Wonder if anyone else has a suggestion?
Frank- Hide quoted text -

- Show quoted text -


I had heard that the gas powered 2200 psi or higher units would reach
that high (i posted this but it didnt show up ).. I wonder what the
pro's would use.. or maybe they use a ladder..

Trying to find a solution that is around $200 , hopefully electric.
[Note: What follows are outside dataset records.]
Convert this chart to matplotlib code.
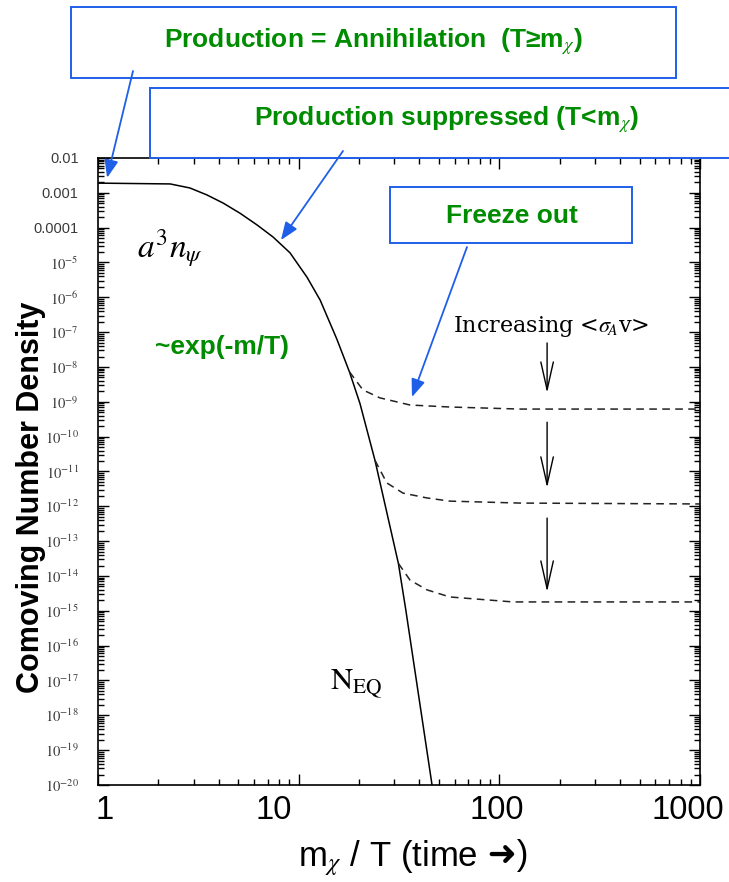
import matplotlib
matplotlib.use('Agg')
import matplotlib.pyplot as plt
from matplotlib import font_manager
from matplotlib.patches import Rectangle
from matplotlib.text import Annotation
from matplotlib.transforms import ScaledTranslation

# values
neq_x = [1.0, 2.29, 2.87, 3.49, 4.2, 5.1, 6.2, 7.45, 9.05, 11.0, 12.8, 15.5, 17.9, 20.2,
         24.0, 31.4, 34.2, 46.2]
neq_y = [1.9e-3, 1.8e-3, 1.38e-3, 8.7e-4, 5.1e-4, 2.6e-4, 1.2e-4, 5.4e-5, 1.9e-5, 3.8e-6,
         8.3e-7, 6.3e-8, 7.3e-9, 9.0e-10, 2.1e-11, 2.3e-14, 1.05e-15, 1.0e-20]

fo1_x = [17.9, 20.9, 25.4, 35.9, 56.7, 127, 1000]
fo1_y = [7.3e-9, 2.2e-9, 1.3e-9, 8.1e-10, 7.1e-10, 6.2e-10, 6.2e-10]
fo2_x = [24.0, 27.5, 33.1, 43.6, 56.7, 127, 1000]
fo2_y = [2.1e-11, 4.7e-12, 2.4e-12, 1.74e-12, 1.41e-12, 1.24e-12, 1.17e-12]
fo3_x = [31.4, 35.9, 43.6, 56.7, 117, 1000]
fo3_y = [2.3e-14, 7.6e-15, 4.0e-15, 2.5e-15, 1.8e-15, 1.8e-15]

# "increasing <sigma v>" arrows
arrow_x = 173
arrow_top = [4.9e-8, 2.6e-10, 4.6e-13]
arrow_bot = [1.8e-9, 3.4e-12, 3.5e-15]

# where the callout arrows point (data coords)
tip_x = [1.11, 8.16, 36.7]
tip_y = [2.7e-3, 4.4e-5, 1.37e-9]

xticks = [1, 10, 100, 1000]
xtick_labels = ['1', '10', '100', '1000']
yticks = [10.0 ** -k for k in range(2, 21)]
ytick_labels = ['0.01', '0.001', '0.0001'] + ['$10^{-%d}$' % k for k in range(5, 21)]

GREEN = '#008c00'
BLUE = '#1f5fe8'
W, H = 729, 882

available = {f.name for f in font_manager.fontManager.ttflist}
NARROW = 'Liberation Sans Narrow' if 'Liberation Sans Narrow' in available else 'Liberation Sans'
SANS = [NARROW, 'DejaVu Sans']
plt.rcParams['mathtext.fontset'] = 'stix'


def fx(px):
    return px / W


def fy(py):
    return 1 - py / H


fig = plt.figure(figsize=(W / 100, H / 100), dpi=100)
fig.patch.set_facecolor('white')
ax = fig.add_axes([fx(98), fy(785), fx(700) - fx(98), fy(158) - fy(785)])

ax.plot(neq_x, neq_y, color='black', lw=1.1)
for xs, ys in [(fo1_x, fo1_y), (fo2_x, fo2_y), (fo3_x, fo3_y)]:
    ax.plot(xs, ys, color='#222222', lw=1.1, ls=(0, (5, 3.5)))

for top, bot in zip(arrow_top, arrow_bot):
    ax.annotate('', xy=(arrow_x, bot), xytext=(arrow_x, top),
                arrowprops=dict(arrowstyle='->,head_length=2.0,head_width=0.45',
                                color='black', lw=1.0, shrinkA=0, shrinkB=0))

ax.set_xscale('log')
ax.set_yscale('log')
ax.set_xlim(1, 1000)
ax.set_ylim(1e-20, 1e-2)

ax.set_xticks(xticks, xtick_labels)
ax.set_yticks(yticks, ytick_labels)
ax.yaxis.set_minor_locator(matplotlib.ticker.LogLocator(base=10, subs=range(2, 10), numticks=50))
ax.yaxis.set_minor_formatter(matplotlib.ticker.NullFormatter())
ax.xaxis.set_minor_formatter(matplotlib.ticker.NullFormatter())
ax.tick_params(which='both', direction='in', top=True, right=True, width=1.0)
ax.tick_params(which='major', length=8)
ax.tick_params(which='minor', length=4)
ax.tick_params(axis='x', which='major', pad=7, labelsize=23.5)
ax.tick_params(axis='y', which='major', pad=14, labelsize=10.5, labelcolor='#3a3a3a')
for lab in ax.get_xticklabels():
    lab.set_family(SANS)
for lab in ax.get_yticklabels():
    lab.set_family(['Liberation Sans', 'DejaVu Sans'])
# the slide's tick numbers sit a little off the original ticks
for lab, dx in zip(ax.get_xticklabels(), [7, -25, -3, -12]):
    lab.set_transform(lab.get_transform() + ScaledTranslation(dx / 100, 0, fig.dpi_scale_trans))
for sp in ax.spines.values():
    sp.set_linewidth(1.2)

# x label: the heavy arrow is not in the mathtext fonts, so it goes in its own text
ax.set_xlabel('m$_\\chi$ / T (time', fontsize=25, family=SANS, ha='left')
ax.xaxis.set_label_coords((298 - 98) / 602, -(838 - 785) / 627)
ax.annotate(' \u279c)', xy=(1, 0.55), xycoords=ax.xaxis.label, ha='left', va='center',
            fontsize=25, family=['Liberation Sans', 'DejaVu Sans'], annotation_clip=False)
ax.set_ylabel('Comoving Number Density', fontsize=22, fontweight='bold', family=SANS)
ax.yaxis.set_label_coords((46 - 98) / 602, (785 - 497) / 627)

ax.text(1.56, 1.35e-5, '$a^3n_\\psi$', fontsize=24, va='baseline')
ax.text(4.15, 3.7e-8, '~exp(-m/T)', fontsize=19, fontweight='bold', color=GREEN,
        family=SANS, ha='center', va='center')
ax.text(14.3, 5.4e-18, '$\\mathrm{N}_{\\mathrm{EQ}}$', fontsize=22, va='baseline')
ax.text(58.7, 1e-7, 'Increasing <$\\sigma_{\\!A}$v>', fontsize=16, va='baseline',
        family=['DejaVu Serif'])

# callout boxes of the slide
boxes = [(71, 7, 676, 78), (150, 88, 760, 158), (390, 187, 632, 243)]
for x0, y0, x1, y1 in boxes:
    fig.add_artist(Rectangle((fx(x0), fy(y1)), fx(x1) - fx(x0), fy(y0) - fy(y1),
                             transform=fig.transFigure, facecolor='white',
                             edgecolor=BLUE, lw=1.4, zorder=3))

fig.text(fx(373), fy(42), 'Production = Annihilation  (T\u2265m$_\\chi$)', fontsize=19,
         fontweight='bold', color=GREEN, family=SANS, ha='center', va='center', zorder=4)
fig.text(fx(447), fy(120), 'Production suppressed (T<m$_\\chi$)', fontsize=19,
         fontweight='bold', color=GREEN, family=SANS, ha='center', va='center', zorder=4)
fig.text(fx(512), fy(216), 'Freeze out', fontsize=19,
         fontweight='bold', color=GREEN, family=SANS, ha='center', va='center', zorder=4)

tails = [(133, 71), (343, 151), (467, 247)]
for (tx, ty), px_, py_ in zip(tails, tip_x, tip_y):
    ann = Annotation('', xy=(px_, py_), xycoords=ax.transData,
                     xytext=(fx(tx), fy(ty)), textcoords=fig.transFigure,
                     arrowprops=dict(arrowstyle='-|>,head_length=0.9,head_width=0.35',
                                     color=BLUE, lw=1.3, shrinkA=0, shrinkB=0,
                                     mutation_scale=12))
    ann.set_zorder(5)
    fig.add_artist(ann)

fig.savefig('out.png', dpi=100, facecolor='white')
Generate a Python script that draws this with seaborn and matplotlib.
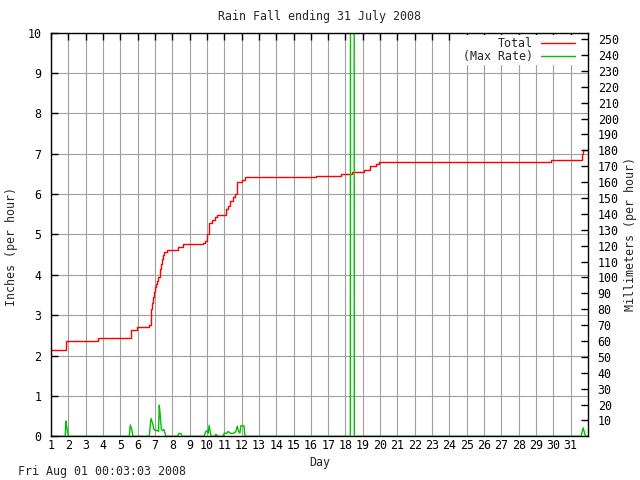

I don't think you'll succeed. I have a 2500 psi gas powered and it's good
enough to drill a hole in the pavement in my driveway if I treat it
stupidly, but no way it'd reach 35 feet in the air. And boy, if you had a
stream that strong and ever let it touch the siding down lower, say goodby
to the siding! g
With the best "pencil" stream nozzle I have I'm lucky to reach the 15
feet level to clean the one dormer on the house.
Water under pressure like that loses that pressure very quickly as soon
as it leaves the confines of the nozzle. They also mix air with the watr
stream and of course it dissipates rather quickly. I suppose there -could-
be a nozzle for the bigger pro-equipment but it wouldn't be affordable to
the guy on the street (many thousands).
A pressure washer isn't a good choice for washing siding anyway,
especially if it's up over your head. You end up spraying the water up and
into the bottoms of the slding pieces, where it can enter underneath the
siding and leak down inside, plus it usually leaves a slow stream of brown
water from all the dust inside there that it moves around. You
almost -have- to at least be at the same level as the siding to use a
pressure washer for that. Voice of experience here g.
With my pressure washer I could get you fairly wet at twenty feet and it
would be a widely spread stream, small droplets. I can also get you VERY
wet at that same distance by simply using my garden hose with a good nozzle
on it. But like I said, you really don't want to be spraying "up" at siding
anyways; it lets the water in under it at the horizontal seams.

I've only ever seen a couple of pros doing house washing, and they used
scaffolds between ladders to work on. And they were using garden hoses with
attachments meant to shoot out cleaner and then rinsing it.
Pressure washers are really meant only for up close work from floor to
say shoulder level. Does a great job on my porch cieling, though.